Reproduce nothing but the lines from the start of the material through the line that includes "W, H = 1355, 1261", both ends included, and omit every picture.

-- begin --

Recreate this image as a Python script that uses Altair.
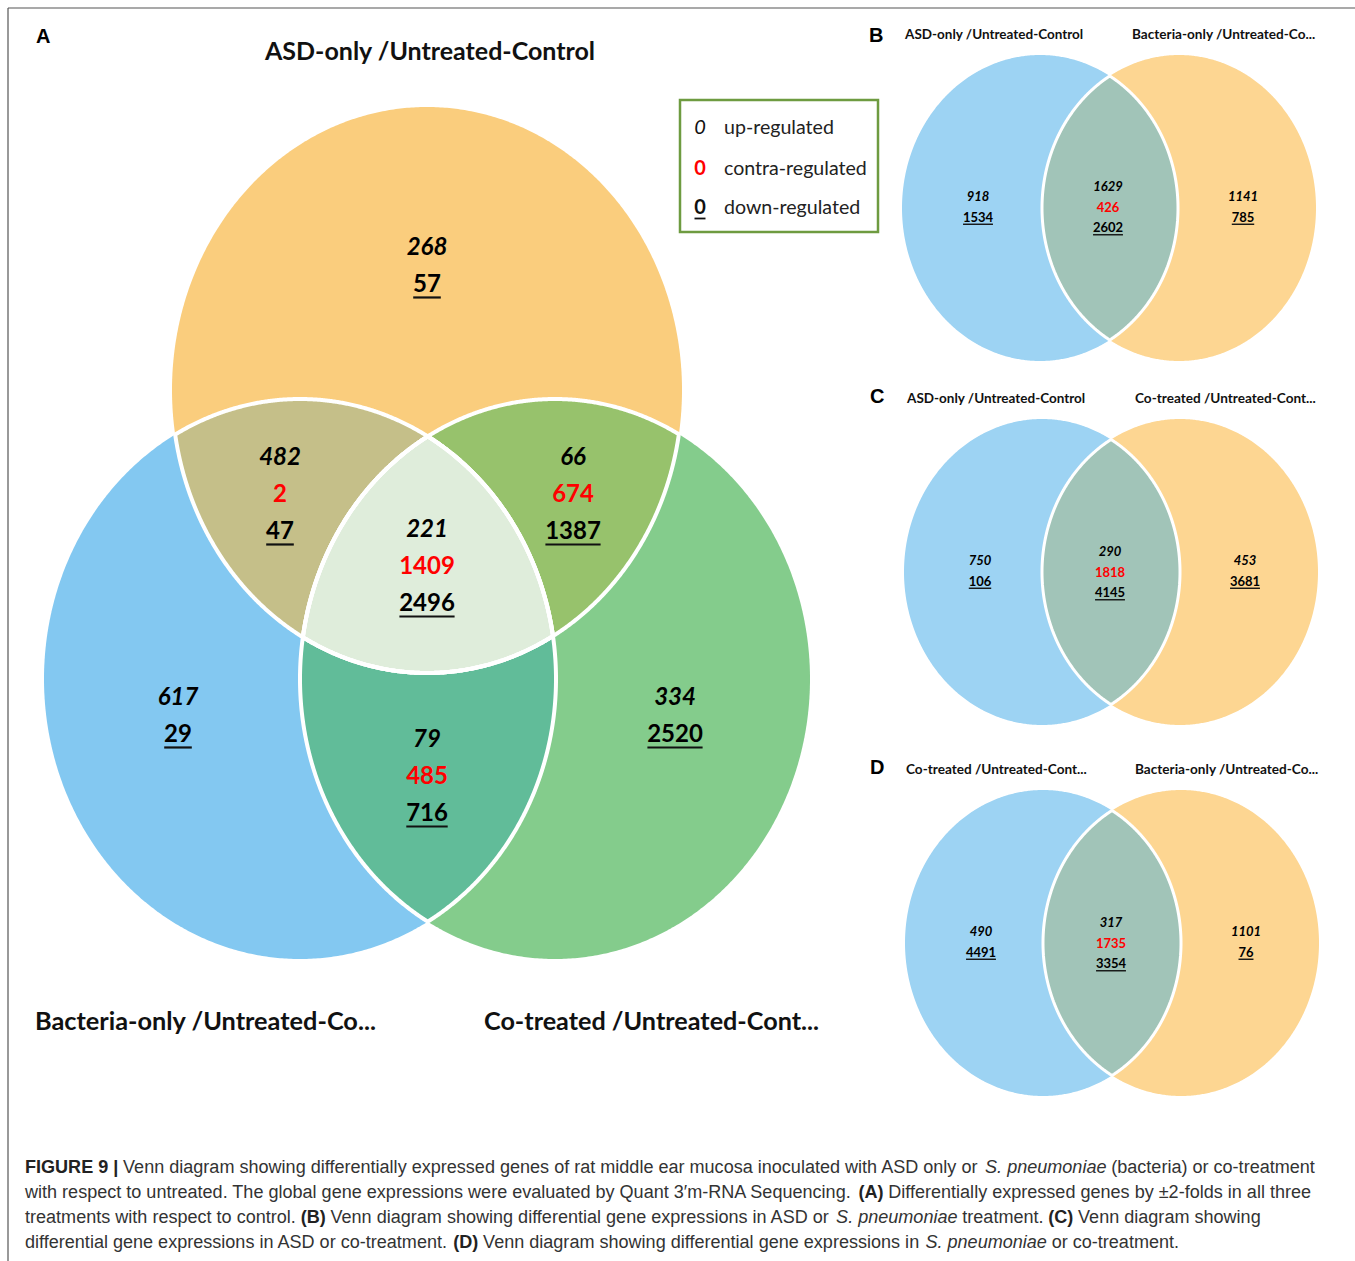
import altair as alt
import numpy as np
import pandas as pd

W, H = 1355, 1261

# ------------------------------------------------------------------ data
# Panel A: three-set Venn (ASD-only, Bacteria-only, Co-treated vs untreated control)
sets_A = ["ASD-only /Untreated-Control", "Bacteria-only /Untreated-Co...", "Co-treated /Untreated-Cont..."]
regions_A = ["ASD only", "ASD & Bacteria", "ASD & Co-treated", "All three",
             "Bacteria only", "Bacteria & Co-treated", "Co-treated only"]
up_A = [268, 482, 66, 221, 617, 79, 334]
contra_A = [None, 2, 674, 1409, None, 485, None]
down_A = [57, 47, 1387, 2496, 29, 716, 2520]

# Panels B-D: two-set Venns (left only, overlap, right only)
sets_B = ["ASD-only /Untreated-Control", "Bacteria-only /Untreated-Co..."]
up_B = [918, 1629, 1141]
contra_B = [None, 426, None]
down_B = [1534, 2602, 785]

sets_C = ["ASD-only /Untreated-Control", "Co-treated /Untreated-Cont..."]
up_C = [750, 290, 453]
contra_C = [None, 1818, None]
down_C = [106, 4145, 3681]

sets_D = ["Co-treated /Untreated-Cont...", "Bacteria-only /Untreated-Co..."]
up_D = [490, 317, 1101]
contra_D = [None, 1735, None]
down_D = [4491, 3354, 76]

legend_labels = ["up-regulated", "contra-regulated", "down-regulated"]
panel_letters = ["A", "B", "C", "D"]

caption_lines = [
    [("FIGURE 9 |", "b"),
     ("Venn diagram showing differentially expressed genes of rat middle ear mucosa inoculated with ASD only or", "n"),
     ("S. pneumoniae", "i"), ("(bacteria) or co-treatment", "n")],
    [("with respect to untreated. The global gene expressions were evaluated by Quant 3\u2032m-RNA Sequencing.", "n"),
     ("(A)", "b"), ("Differentially expressed genes by \u00b12-folds in all three", "n")],
    [("treatments with respect to control.", "n"), ("(B)", "b"),
     ("Venn diagram showing differential gene expressions in ASD or", "n"),
     ("S. pneumoniae", "i"), ("treatment.", "n"), ("(C)", "b"), ("Venn diagram showing", "n")],
    [("differential gene expressions in ASD or co-treatment.", "n"), ("(D)", "b"),
     ("Venn diagram showing differential gene expressions in", "n"),
     ("S. pneumoniae", "i"), ("or co-treatment.", "n")],
]

# ------------------------------------------------------------------ layout
# ellipses (cx, cy, rx, ry) in page pixels
ELL_A = {"top": (427, 390, 255, 283), "left": (300, 679, 256, 280), "right": (555, 679, 255, 280)}
ELL_2 = {"B": ((1040, 208, 138, 153), (1179, 208, 137, 153)),
         "C": ((1042, 572, 138, 153), (1180, 572, 138, 153)),
         "D": ((1043, 943, 138, 153), (1181, 943, 138, 153))}

COL_A = {"top": "#FACD7D", "left": "#83C8F1", "right": "#84CC8C",
         "top_left": "#C5BF89", "top_right": "#97C26C", "left_right": "#61BC99", "all": "#DFEDDB"}
COL_2 = {"left": "#9DD3F3", "right": "#FDD692", "both": "#A1C4B8"}

pos_A = [(427, 248), (280, 458), (573, 458), (427, 530), (178, 698), (427, 740), (675, 698)]
pos_2 = {"B": [(978, 197), (1108, 187), (1243, 197)],
         "C": [(980, 561), (1110, 552), (1245, 561)],
         "D": [(981, 932), (1111, 923), (1246, 932)]}


def ellipse_pts(e, n=1440):
    cx, cy, rx, ry = e
    t = np.linspace(0, 2 * np.pi, n, endpoint=False)
    return np.column_stack([cx + rx * np.cos(t), cy + ry * np.sin(t)])


def inside(p, e):
    cx, cy, rx, ry = e
    return ((p[:, 0] - cx) / rx) ** 2 + ((p[:, 1] - cy) / ry) ** 2 <= 1.0


def intersection(*ells):
    parts = []
    for i, e in enumerate(ells):
        p = ellipse_pts(e)
        m = np.ones(len(p), bool)
        for j, f in enumerate(ells):
            if j != i:
                m &= inside(p, f)
        parts.append(p[m])
    P = np.vstack(parts)
    c = P.mean(0)
    return P[np.argsort(np.arctan2(P[:, 1] - c[1], P[:, 0] - c[0]))]


def feature(P, fill, sw=0):
    ring = [[round(float(x), 2), round(float(y), 2)] for x, y in P]
    ring.append(ring[0])
    return {"type": "Feature", "geometry": {"type": "Polygon", "coordinates": [ring]},
            "properties": {"fill": fill, "sw": sw}}


base_feats, inter_feats = [], []
for k in ["top", "left", "right"]:
    base_feats.append(feature(ellipse_pts(ELL_A[k], 720), COL_A[k]))
inter_feats.append(feature(intersection(ELL_A["top"], ELL_A["left"]), COL_A["top_left"], 4))
inter_feats.append(feature(intersection(ELL_A["top"], ELL_A["right"]), COL_A["top_right"], 4))
inter_feats.append(feature(intersection(ELL_A["left"], ELL_A["right"]), COL_A["left_right"], 4))
triple_feats = [feature(intersection(ELL_A["top"], ELL_A["left"], ELL_A["right"]), COL_A["all"], 4)]
for p in ["B", "C", "D"]:
    l, r = ELL_2[p]
    base_feats.append(feature(ellipse_pts(l, 720), COL_2["left"]))
    base_feats.append(feature(ellipse_pts(r, 720), COL_2["right"]))
    inter_feats.append(feature(intersection(l, r), COL_2["both"], 3))

PROJ = dict(type="identity", scale=1, translate=[0, 0])


def shapes(feats, stroke=False):
    ch = alt.Chart(alt.Data(values=feats))
    if stroke:
        ch = ch.mark_geoshape(filled=False, stroke="white").encode(
            strokeWidth=alt.StrokeWidth("properties.sw:Q", scale=None))
    else:
        ch = ch.mark_geoshape(strokeWidth=0).encode(fill=alt.Fill("properties.fill:N", scale=None))
    return ch.project(**PROJ)


X = alt.X("x:Q", scale=alt.Scale(domain=[0, W], nice=False, zero=False), axis=None)
Y = alt.Y("y:Q", scale=alt.Scale(domain=[0, H], nice=False, zero=False, reverse=True), axis=None)

# ---- numbers
rows = {"up": [], "contra": [], "down": []}
ul = []


def add_region(cx, cy, u, c, d, fs, step):
    y = cy
    rows["up"].append({"x": cx, "y": y, "text": str(u), "fs": fs})
    y += step
    if c is not None:
        rows["contra"].append({"x": cx, "y": y, "text": str(c), "fs": fs})
        y += step
    rows["down"].append({"x": cx, "y": y, "text": str(d), "fs": fs})
    w = len(str(d)) * 0.575 * fs
    ul.append({"x": cx - w / 2, "x2": cx + w / 2, "y": y + 0.52 * fs, "y2": y + 0.52 * fs,
               "w": 2.2 if fs > 20 else 1.4, "c": "#111111"})


for (cx, cy), u, c, d in zip(pos_A, up_A, contra_A, down_A):
    add_region(cx, cy, u, c, d, 24, 37)
for p, (U, Cc, D) in {"B": (up_B, contra_B, down_B), "C": (up_C, contra_C, down_C),
                      "D": (up_D, contra_D, down_D)}.items():
    for (cx, cy), u, c, d in zip(pos_2[p], U, Cc, D):
        add_region(cx, cy, u, c, d, 13, 20.5)

# ---- legend
legend_box = pd.DataFrame([{"x": 680, "x2": 878, "y": 100, "y2": 232}])
leg_y = [128, 169, 208]
leg_up = pd.DataFrame([{"x": 700, "y": leg_y[0], "text": "0", "fs": 20}])
leg_contra = pd.DataFrame([{"x": 700, "y": leg_y[1], "text": "0", "fs": 20}])
leg_down = pd.DataFrame([{"x": 700, "y": leg_y[2], "text": "0", "fs": 20}])
ul.append({"x": 694.5, "x2": 705.5, "y": leg_y[2] + 10.5, "y2": leg_y[2] + 10.5, "w": 1.8, "c": "#111111"})
leg_text = pd.DataFrame([{"x": 724, "y": yy, "text": t, "fs": 19.6} for yy, t in zip(leg_y, legend_labels)])

# ---- set titles (left x, centre y, size)
titles = pd.DataFrame([
    {"x": 265, "y": 52, "text": sets_A[0], "fs": 25},
    {"x": 35, "y": 1022, "text": sets_A[1], "fs": 25.3},
    {"x": 484, "y": 1022, "text": sets_A[2], "fs": 25.2},
    {"x": 905, "y": 35, "text": sets_B[0], "fs": 13.5},
    {"x": 1132, "y": 35, "text": sets_B[1], "fs": 13.6},
    {"x": 907, "y": 399, "text": sets_C[0], "fs": 13.5},
    {"x": 1135, "y": 399, "text": sets_C[1], "fs": 13.6},
    {"x": 906, "y": 770, "text": sets_D[0], "fs": 13.6},
    {"x": 1135, "y": 770, "text": sets_D[1], "fs": 13.6},
])
letters = pd.DataFrame([{"x": x, "y": y, "text": t, "fs": 20}
                        for t, (x, y) in zip(panel_letters, [(36, 37), (869, 36), (870, 397), (870, 768)])])

# ---- caption layout with Arial/Liberation Sans advance widths
AR = {' ': 278, '"': 355, "'": 191, '(': 333, ')': 333, ',': 278, '-': 333, '.': 278, '/': 278, ':': 278,
      '|': 260, '\u2032': 250, '\u00b1': 549, '+': 584}
for ch in "0123456789":
    AR[ch] = 556
for ch, w in zip("ABCDEFGHIJKLMNOPQRSTUVWXYZ",
                 [667, 667, 722, 722, 667, 611, 778, 722, 278, 500, 667, 556, 833, 722, 778, 667, 778, 722, 667,
                  611, 722, 667, 944, 667, 667, 611]):
    AR[ch] = w
for ch, w in zip("abcdefghijklmnopqrstuvwxyz",
                 [556, 556, 500, 556, 556, 278, 556, 556, 222, 222, 500, 222, 833, 556, 556, 556, 556, 333, 500,
                  278, 556, 500, 722, 500, 500, 500]):
    AR[ch] = w
ARB = dict(AR)
ARB.update({'|': 280, 'A': 722, 'B': 722, 'R': 722, 'U': 722, 'E': 667, 'G': 778, 'F': 611, 'I': 278})


def tw(s, bold=False):
    t = ARB if bold else AR
    return sum(t.get(ch, 556) for ch in s) / 1000.0


GAP = 0.26
line1_em = sum(tw(s, st == "b") for s, st in caption_lines[0]) + GAP * (len(caption_lines[0]) - 1)
cap_fs = 1290.0 / line1_em
cap_rows = {"n": [], "b": [], "i": []}
for li, line in enumerate(caption_lines):
    x = 25.0
    for s, st in line:
        cap_rows[st].append({"x": x, "y": 1168 + 25 * li, "text": s, "fs": cap_fs})
        x += (tw(s, st == "b") + GAP) * cap_fs

# ---- rules (frame + underlines)
frame = [{"x": 8, "x2": W, "y": 8, "y2": 8, "w": 1.2, "c": "#555555"},
         {"x": 8, "x2": 8, "y": 8, "y2": H, "w": 1.2, "c": "#555555"}]
rules_df = pd.DataFrame(frame + ul)


def texts(rows_, font, color="#000000", weight="normal", style="normal", align="center"):
    return alt.Chart(pd.DataFrame(rows_)).mark_text(
        font=font, fontWeight=weight, fontStyle=style, color=color, align=align, baseline="middle"
    ).encode(x=X, y=Y, text="text:N", size=alt.Size("fs:Q", scale=None))


layers = [
    shapes(base_feats),
    shapes(inter_feats),
    shapes(triple_feats),
    shapes(inter_feats + triple_feats, stroke=True),
    alt.Chart(legend_box).mark_rect(fill="white", stroke="#6E9B40", strokeWidth=2.5).encode(
        x=X, x2="x2:Q", y=Y, y2="y2:Q"),
    alt.Chart(rules_df).mark_rule().encode(x=X, x2="x2:Q", y=Y, y2="y2:Q",
                                           color=alt.Color("c:N", scale=None),
                                           size=alt.Size("w:Q", scale=None)),
    texts(rows["up"], "Lato", weight="bold", style="italic"),
    texts(rows["contra"], "Lato", color="#FF0000", weight="bold"),
    texts(rows["down"], "Lato", weight="bold"),
    texts(leg_up, "Lato", color="#111111", style="italic"),
    texts(leg_contra, "Lato", color="#FF0000", weight="bold"),
    texts(leg_down, "Lato", color="#111111", weight="bold"),
    texts(leg_text, "Lato", color="#222222", align="left"),
    texts(titles, "Lato", color="#111111", weight="bold", align="left"),
    texts(letters, "Liberation Sans", color="#000000", weight="bold", align="left"),
    texts(cap_rows["n"], "Liberation Sans", color="#333333", align="left"),
    texts(cap_rows["b"], "Liberation Sans", color="#222222", weight="bold", align="left"),
    texts(cap_rows["i"], "Liberation Sans", color="#333333", style="italic", align="left"),
]

chart = alt.layer(*layers).properties(
    width=W, height=H, padding=0, autosize=alt.AutoSizeParams(type="none"), background="white"
).configure_view(stroke=None)

chart.save("out.html", embed_options={"renderer": "svg", "actions": False})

-- end --

→ Full answer
Recreate this image as a Python script that uses Altair.
import altair as alt
import numpy as np
import pandas as pd

W, H = 1355, 1261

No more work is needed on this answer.